Unilever, Paris Anlaşması’nın öngördüğü tarih olan 2050 yılından 11 yıl daha erken olarak belirlediği bu hedefe ulaşmak için, sera gazı emisyon düzeylerini aşağıya çekecek şekilde değer zincirindeki ortaklarıyla birlikte çalışmayı planlıyor. Bu bağlamda şirket, bilimsel verilere dayanarak kendine hedef belirleyen ve bu hedefi gerçekleştirme taahhüdünde bulunan tedarikçileriyle ortaklık kurmaya öncelik verecek.

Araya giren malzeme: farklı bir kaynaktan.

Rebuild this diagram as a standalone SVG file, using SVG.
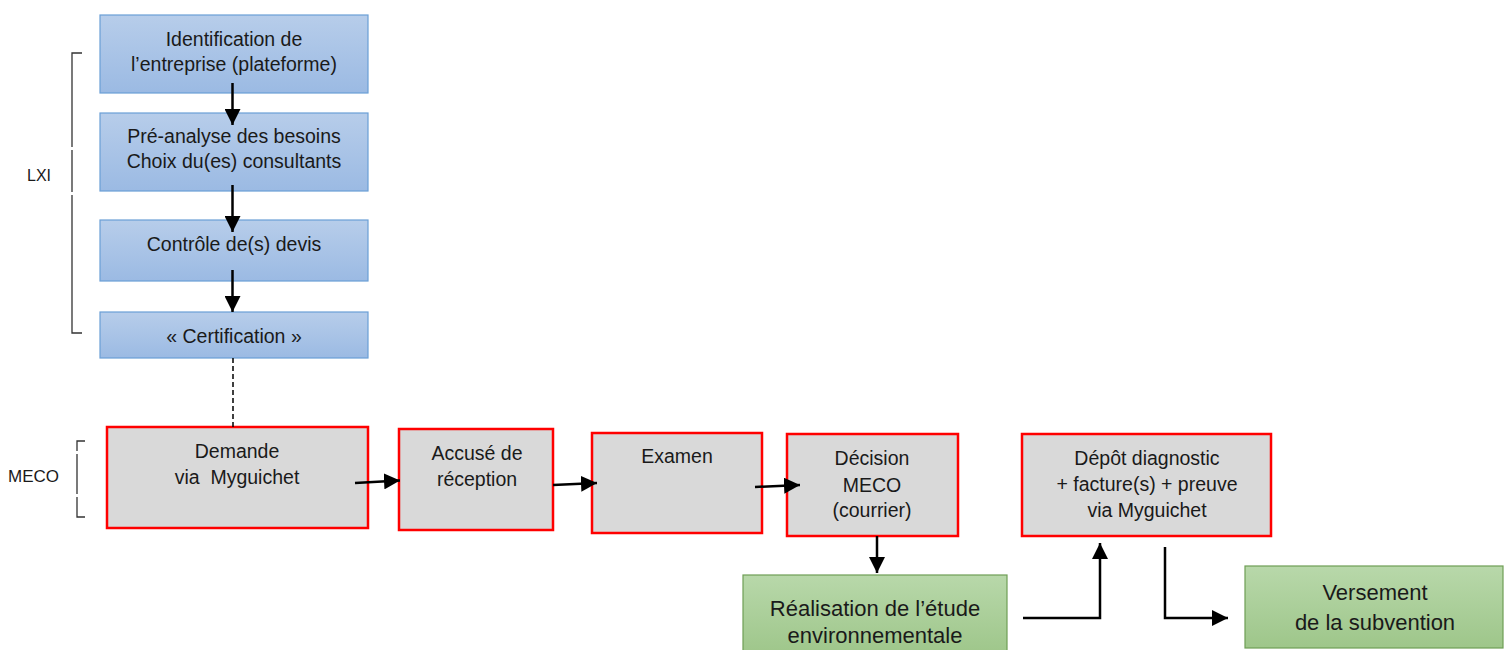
<svg xmlns="http://www.w3.org/2000/svg" width="1505" height="650" viewBox="0 0 1505 650">
<defs>
<linearGradient id="gBlue" x1="0" y1="0" x2="0" y2="1">
<stop offset="0" stop-color="#b7cdea"/>
<stop offset="1" stop-color="#9bbae3"/>
</linearGradient>
<linearGradient id="gGreen" x1="0" y1="0" x2="0" y2="1">
<stop offset="0" stop-color="#b8d8aa"/>
<stop offset="1" stop-color="#9ec68a"/>
</linearGradient>
<marker id="ah" markerUnits="userSpaceOnUse" markerWidth="17" markerHeight="16" refX="16" refY="8" orient="auto">
<path d="M0,0 L16,8 L0,16 Z" fill="#000"/>
</marker>
<style>
.blue{fill:url(#gBlue);stroke:#6a9fd6;stroke-width:1.2}
.grey{fill:#d9d9d9;stroke:#ff0000;stroke-width:2.5}
.green{fill:url(#gGreen);stroke:#6e9e55;stroke-width:1.2}
.t{font-family:"Liberation Sans",Arial,sans-serif;font-size:19.5px;fill:#1a1a1a;text-anchor:middle}
.tg{font-family:"Liberation Sans",Arial,sans-serif;font-size:22px;fill:#1a1a1a;text-anchor:middle}
.lab{font-family:"Liberation Sans",Arial,sans-serif;font-size:16px;fill:#1a1a1a}
.br{fill:none;stroke:#333;stroke-width:1.3}
.c{fill:none;stroke:#000;stroke-width:2.5}
.d{fill:none;stroke:#000;stroke-width:1.5;stroke-dasharray:5 3}
</style>
</defs>
<rect width="1505" height="650" fill="#fff"/>

<g id="bracket-lxi">
<path class="br" d="M82,53 H72 V147 M72,150 V192 M72,195 V333 H82"/>
<text class="lab" x="27" y="181">LXI</text>
</g>
<g id="bracket-meco">
<path class="br" d="M85,441 H77 V451 M77,454 V494 M77,497 V517 H85"/>
<text class="lab" x="8" y="482" style="font-size:17px">MECO</text>
</g>

<g id="n-identification">
<rect class="blue" x="100" y="15" width="268" height="78"/>
<text class="t" x="234" y="46">Identification de</text>
<text class="t" x="234" y="71">l’entreprise (plateforme)</text>
</g>
<g id="n-preanalyse">
<rect class="blue" x="100" y="113" width="268" height="78"/>
<text class="t" x="234" y="143">Pré-analyse des besoins</text>
<text class="t" x="234" y="168">Choix du(es) consultants</text>
</g>
<g id="n-controle">
<rect class="blue" x="100" y="220" width="268" height="61"/>
<text class="t" x="234" y="251">Contrôle de(s) devis</text>
</g>
<g id="n-certification">
<rect class="blue" x="100" y="312" width="268" height="46"/>
<text class="t" x="234" y="343">« Certification »</text>
</g>

<g id="n-demande">
<rect class="grey" x="107" y="427" width="261" height="101"/>
<text class="t" x="237" y="458">Demande</text>
<text class="t" x="237" y="484" xml:space="preserve">via  Myguichet</text>
</g>
<g id="n-accuse">
<rect class="grey" x="399" y="429" width="154" height="101"/>
<text class="t" x="477" y="460">Accusé de</text>
<text class="t" x="477" y="486">réception</text>
</g>
<g id="n-examen">
<rect class="grey" x="592" y="433" width="170" height="100"/>
<text class="t" x="677" y="463">Examen</text>
</g>
<g id="n-decision">
<rect class="grey" x="787" y="434" width="171" height="102"/>
<text class="t" x="872" y="465">Décision</text>
<text class="t" x="872" y="492">MECO</text>
<text class="t" x="872" y="517">(courrier)</text>
</g>
<g id="n-depot">
<rect class="grey" x="1022" y="434" width="249" height="102"/>
<text class="t" x="1147" y="465">Dépôt diagnostic</text>
<text class="t" x="1147" y="491">+ facture(s) + preuve</text>
<text class="t" x="1147" y="517">via Myguichet</text>
</g>
<g id="n-realisation">
<rect class="green" x="743" y="575" width="264" height="80"/>
<text class="tg" x="875" y="616">Réalisation de l’étude</text>
<text class="tg" x="875" y="643">environnementale</text>
</g>
<g id="n-versement">
<rect class="green" x="1245" y="566" width="258" height="82"/>
<text class="tg" x="1375" y="600">Versement</text>
<text class="tg" x="1375" y="630">de la subvention</text>
</g>

<g id="connectors">
<line class="c" x1="232.5" y1="83" x2="232.5" y2="125" marker-end="url(#ah)"/>
<line class="c" x1="232.5" y1="185" x2="232.5" y2="232" marker-end="url(#ah)"/>
<line class="c" x1="232.5" y1="270" x2="232.5" y2="312" marker-end="url(#ah)"/>
<line class="d" x1="233" y1="358" x2="233" y2="427"/>
<line class="c" x1="355" y1="483" x2="400" y2="480.5" marker-end="url(#ah)"/>
<line class="c" x1="553" y1="485" x2="597" y2="483" marker-end="url(#ah)"/>
<line class="c" x1="755" y1="487" x2="800" y2="485" marker-end="url(#ah)"/>
<line class="c" x1="877" y1="536" x2="877" y2="573" marker-end="url(#ah)"/>
<path class="c" d="M1023,618 H1100 V543" marker-end="url(#ah)"/>
<path class="c" d="M1165,547 V618 H1228" marker-end="url(#ah)"/>
</g>
</svg>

Unilever, karbon ayak izi konusunda şeffaf olmanın, dünyadaki sıfır emisyon yarışında kendisine ivme kazandıracağını öngörüyor. Hedef, satılan her ürünün karbon ayak izini açıklamak. Bunu yapmak için tedarikçilerden kesilen her faturada şirkete sağladıkları mal ve hizmetlerin karbon ayak izini beyan etmelerini isteyecek bir sistem kurulacak. Veri toplama, paylaşım ve açıklama işlemlerini standartlaştırmak için diğer işletme ve kuruluşlarla ortaklık yapılacak.

Sıfır emisyon yarışının herkesin çaba göstermesini gerektirdiğini, şirketlerin tek başına bu geçişi sağlamak için gereken hıza ulaşamayacağını düşünen Unilever, tüm devletlere, iddialı net sıfır karbon hedefleri belirleme, kısa vadede ise emisyon azaltma hedefleri koyma ve bunları karbon fiyatlandırması gibi kolaylaştırıcı politika çerçeveleriyle destekleme çağrısında bulunuyor.